In Egypt the similar Elders of Zion-style fabrication was passed off with easy perfection. The US Embassy staff, it has been reported, were almost all sent home by security “after learning of the upcoming protest.”
The Egyptian police were noticeably unattentive and absent when the protesters attacked the embassy compound, scaled its walls, which are several meters high, and tore down the US flag. Later the police “negotiated” with the protesters to get them to leave.
Egyptians told reporters that “If [American] freedom of speech has no limits, may you accept our freedom of action.”No one has asked why the “rage” suddenly erupted on 9/11 of all days.
WHAT IS fascinating is that, as if in lock-step with the religious fanatics and hooligans, the US Embassy condemned not the violation of its diplomatic post or the incitement, but rather America. Yes, the US Embassy condemned America by blaming freedom of speech that “hurt religious feelings.”
Freedom of speech in America, especially as it pertains to religion, has always been held to be a fundamental principle of American law and culture. In one of the most famous Supreme Court cases, Cantwell v.
Connecticut (1940), Newton Cantwell and his two sons were arrested for distributing offensive religious literature to Catholics. They were charged with “inciting a common law breach of peace” because they had handed out pamphlets that condemned the pope and mocked organized religion.
The Cantwells were accused of “breach of peace” because their pamphlet led several Catholics to physically attack them.
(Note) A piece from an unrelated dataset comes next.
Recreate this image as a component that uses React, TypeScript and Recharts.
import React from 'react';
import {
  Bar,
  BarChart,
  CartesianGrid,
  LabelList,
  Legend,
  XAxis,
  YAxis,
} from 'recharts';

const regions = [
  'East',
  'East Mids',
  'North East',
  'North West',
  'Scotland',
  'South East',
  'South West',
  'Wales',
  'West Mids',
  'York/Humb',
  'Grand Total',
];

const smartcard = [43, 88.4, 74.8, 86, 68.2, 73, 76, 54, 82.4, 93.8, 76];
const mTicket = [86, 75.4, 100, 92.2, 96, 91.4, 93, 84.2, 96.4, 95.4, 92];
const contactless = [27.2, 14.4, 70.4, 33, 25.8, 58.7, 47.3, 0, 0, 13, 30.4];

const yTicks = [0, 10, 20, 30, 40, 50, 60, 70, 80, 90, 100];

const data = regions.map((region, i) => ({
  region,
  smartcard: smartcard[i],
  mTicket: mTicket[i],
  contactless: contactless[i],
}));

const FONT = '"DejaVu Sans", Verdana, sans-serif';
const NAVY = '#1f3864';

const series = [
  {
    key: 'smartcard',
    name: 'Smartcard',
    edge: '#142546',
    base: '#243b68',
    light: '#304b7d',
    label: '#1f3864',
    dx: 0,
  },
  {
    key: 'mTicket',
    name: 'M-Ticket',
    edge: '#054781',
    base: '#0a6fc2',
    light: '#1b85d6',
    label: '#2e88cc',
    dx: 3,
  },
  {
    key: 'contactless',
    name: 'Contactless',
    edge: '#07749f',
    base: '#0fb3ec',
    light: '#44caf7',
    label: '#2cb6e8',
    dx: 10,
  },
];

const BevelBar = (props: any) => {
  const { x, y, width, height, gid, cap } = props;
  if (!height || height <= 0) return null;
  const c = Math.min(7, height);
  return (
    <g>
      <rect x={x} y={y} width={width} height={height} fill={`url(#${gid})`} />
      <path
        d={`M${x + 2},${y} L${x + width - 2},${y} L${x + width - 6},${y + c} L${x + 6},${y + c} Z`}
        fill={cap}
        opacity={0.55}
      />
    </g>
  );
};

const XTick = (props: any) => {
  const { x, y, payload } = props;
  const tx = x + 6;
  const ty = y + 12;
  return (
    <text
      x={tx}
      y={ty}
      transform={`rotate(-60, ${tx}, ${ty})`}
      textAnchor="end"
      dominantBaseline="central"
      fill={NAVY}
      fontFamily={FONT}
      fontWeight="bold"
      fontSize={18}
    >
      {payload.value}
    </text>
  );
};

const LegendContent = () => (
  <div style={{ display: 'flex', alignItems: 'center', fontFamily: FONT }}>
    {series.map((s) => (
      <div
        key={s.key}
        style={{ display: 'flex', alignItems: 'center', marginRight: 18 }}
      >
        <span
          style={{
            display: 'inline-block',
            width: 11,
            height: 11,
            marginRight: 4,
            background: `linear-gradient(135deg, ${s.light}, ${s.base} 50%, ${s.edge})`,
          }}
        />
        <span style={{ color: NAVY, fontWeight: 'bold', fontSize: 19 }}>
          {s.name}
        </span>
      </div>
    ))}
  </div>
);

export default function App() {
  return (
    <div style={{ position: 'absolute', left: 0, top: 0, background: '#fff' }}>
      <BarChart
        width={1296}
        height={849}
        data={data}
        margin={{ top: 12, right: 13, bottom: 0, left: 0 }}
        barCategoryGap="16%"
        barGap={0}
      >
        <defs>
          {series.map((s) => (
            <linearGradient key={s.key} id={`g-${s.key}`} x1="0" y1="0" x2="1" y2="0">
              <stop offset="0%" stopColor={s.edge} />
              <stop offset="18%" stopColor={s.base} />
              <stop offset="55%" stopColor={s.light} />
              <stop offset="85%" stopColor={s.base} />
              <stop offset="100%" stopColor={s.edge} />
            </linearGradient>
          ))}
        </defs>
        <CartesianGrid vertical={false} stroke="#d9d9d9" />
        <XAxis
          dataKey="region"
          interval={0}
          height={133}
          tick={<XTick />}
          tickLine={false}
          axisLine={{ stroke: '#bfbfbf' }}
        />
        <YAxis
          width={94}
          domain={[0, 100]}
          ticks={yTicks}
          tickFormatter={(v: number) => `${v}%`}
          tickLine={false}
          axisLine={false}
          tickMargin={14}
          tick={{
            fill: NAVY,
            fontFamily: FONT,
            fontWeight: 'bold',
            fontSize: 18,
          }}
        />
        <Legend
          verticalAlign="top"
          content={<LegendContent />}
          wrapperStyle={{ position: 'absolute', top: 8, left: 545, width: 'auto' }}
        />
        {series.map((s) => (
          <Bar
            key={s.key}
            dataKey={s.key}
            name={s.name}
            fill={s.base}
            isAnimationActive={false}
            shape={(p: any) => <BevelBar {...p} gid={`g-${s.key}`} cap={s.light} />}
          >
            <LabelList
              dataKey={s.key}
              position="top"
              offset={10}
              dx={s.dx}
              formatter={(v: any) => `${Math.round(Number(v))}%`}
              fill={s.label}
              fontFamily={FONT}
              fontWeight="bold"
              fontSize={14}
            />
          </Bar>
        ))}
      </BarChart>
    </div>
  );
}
In a unanimous decision the judges found in favor of the Cantwells: “Freedom of conscience and freedom to adhere to such religious organization or form of worship as the individual may choose cannot be restricted by law. On the other hand, it safeguards the free exercise of the chosen form of religion. Thus the [First] Amendment embraces two concepts – freedom to believe and freedom to act. The first is absolute but, in the nature of things, the second cannot be.”
Luckily, Cairo’s US State Department flunkies who trampled on the US Constitution so as not to offend religious “feelings” were never given the opportunity to sit on the bench of the Supreme Court. The US Embassy statement, titled “US condemns religious incitement,” claimed: “The Embassy of the United States in Cairo condemns the continuing efforts by misguided individuals to hurt the religious feelings of Muslims.”
Let’s understand the full implication of this. The US Embassy was aware that a riot would take place on 9/11. In order to be aware of the riot, it had to have been aware of its cause, namely a home-made movie.
Yet the embassy staff saw fit to condemn the “continuing efforts by misguided individuals to hurt the religious feelings of Muslims.”
What “continuing efforts”? Which “misguided individuals”? Rather than condemn the radical Egyptian preachers and misguided television hosts who dubbed the video and claimed it was an “American” and “Coptic” film, the US Embassy turned on its own country’s most cherished values.
In the Pakistan blasphemy case, a lie was created in order to stir up a mob. Why didn’t the US Embassy rush to join the mob there, too, and condemn the Christian girl for her “misguided” acts that “hurt the religious feelings of Muslims”? Perhaps the US Embassy would have felt strange standing with those persecuting someone for blasphemy.
We can only guess what the position of the the US Cairo embassy would have been had it been around during the Spanish Inquisition in the 16th century.
Would it have stood shoulder-to-shoulder with the inquisitors, demanding the heretics stop their “misguided...
abuse of free speech to hurt the religious feelings of others”? After all, the Catholic inquisitors’ feelings had been hurt by the rejection of the papacy; they had been deeply offended by those Jews and Muslims who faked their conversions. What will the Cairene branch of the State Department do about Egyptians’ “hurt feelings” regarding gay marriage? Will the US Embassy say that gay marriage will have to go, because those “misguided” gays have dared to hurt someone’s religious feelings? THE US government must immediately remove from their positions whoever penned this offensive condemnation of freedom of speech. Towards that end it appears the statement has been removed from the front of the website and Secretary of State Hillary Clinton has condemned the embassy attack, which has now also cost the lives of US diplomats in Libya, but she nevertheles attacked those whose “intentional efforts denigrate the religious beliefs of others.”
Nevertheless, an investigation should be launched by the US Congress into why the State Department knew that a riot was going to occur and nevertheless left the US flag flying so it could be destroyed.
A separate line of investigation should examine why the Egyptian police abandoned their posts and why the Egyptian government did not protect sovereign US territory. A stern warning must be sent to Egypt that collaborating with fanatical mobs will not be rewarded.
But whatever actions are taken, the damage has already been done. Instead of using this as an opportunity to illustrate to Egyptians how they are being misled by radical incitement in their media, the Cairo embassy shamed itself by siding with a mob of fanatics acting on baseless claims, and condemned freedom of speech.
Just because someone is offended does not mean freedom of speech has been “abused,” and it certainly is not “abused” by critiques of religion. When we condemn every form of speech that “hurts feelings,” we will find that “hurt feelings” are used as an excuse for all sorts of thuggish behavior. Socrates, Galileo and Charles Darwin were all accused in their life of hurting religious feelings and denigrating beliefs. When we throw away our values because others claim to be “offended,” we surrender to mobs of intimidation, censorship and intolerance.